Muncie puts tools in the box to create jobs, economic growth in 2014

Muncie City Council wants jobs to stay local 

By Rick Yencer

MUNCIE, INDIANA (NEWS)  - Government leaders went to work this week, offering incentives to guarantee millions of dollars in new development during 2014.

 And some members of Muncie City Council want to make sure whether it is the new Dick's Sporting Goods near the Muncie Mall or a proposed assisted living community in South Muncie, that local labor is used.

 Todd Donati, Muncie Redevelopment Commission director, pulled out the tool bis, wanting council to approve financing and a new development areas thanks to Tax Increment Finance that takes property taxes on new development and puts it back into infrastructure and utilities for that development.

 TIF, which some conservatives believe bleeds government and schools of new revenue, has been used to rebuild roads around the mall, near busy Morrison and McGalliard and even buy cars and trucks for public safety.

 This time, TIF will build new streets and sidewalks around the $14 million commercial development at the mall that Dick's will anchor and bring other retail to the shopping mecca.

 Council initially approved a $2.5 million bond financed by TIF for the infrastructure. Dicks' will begin construction at the old Bassett Ponitac lot at McGalliard and Princeton in February. By next Christmas, there will be a handful of other shopping options in a $14 million development.

 And council took the first step to create a south Muncie TIF incorporating commercial and industrial property that could be redeveloped.

Donati said the community had to offer incentives to compete with other communities and other states that literally put up millions of dollars for new jobs and development.

 While Muncie can muster up to $60 million at a time with help from state to attract a new employer, a state like Mississippi puts up over $260 million to attract new manufacturing, Donati said, which makes it difficult to compete.

Republican council member Brad Polk asked about the impact of TIF and how much money would be taken from government. Donati explained only new tax dollars go to TIF and no current tax dollars are lost.

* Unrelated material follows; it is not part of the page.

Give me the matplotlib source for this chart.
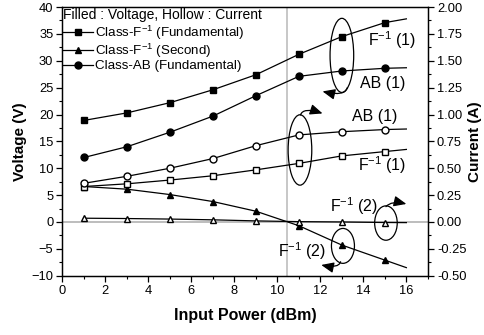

The city is working with a developer to build an assisted living community on West Memorial Drive, and Donati said there was other interest in south Muncie. Small Engine Warehouse also is moving into the old Kmart off Walnut and Madison streets.

Democratic council member Jerry Dishman, a Teamster, wanted assurances that new development would mean local labor on construction.

Donati said more than 100 construction jobs would be created on the new commercial development that includes Dick's And Donati said he worked every day to bring more local construction work to the community,

Some council members have been concerned that little local labor is being used to build apartments whether it was the new Grove on McGalliard or the University Promenade on University.

An Indianapolis homebuilder is framing the apartments and using Hispanic work crews. Out of state laborers helped build the Grove.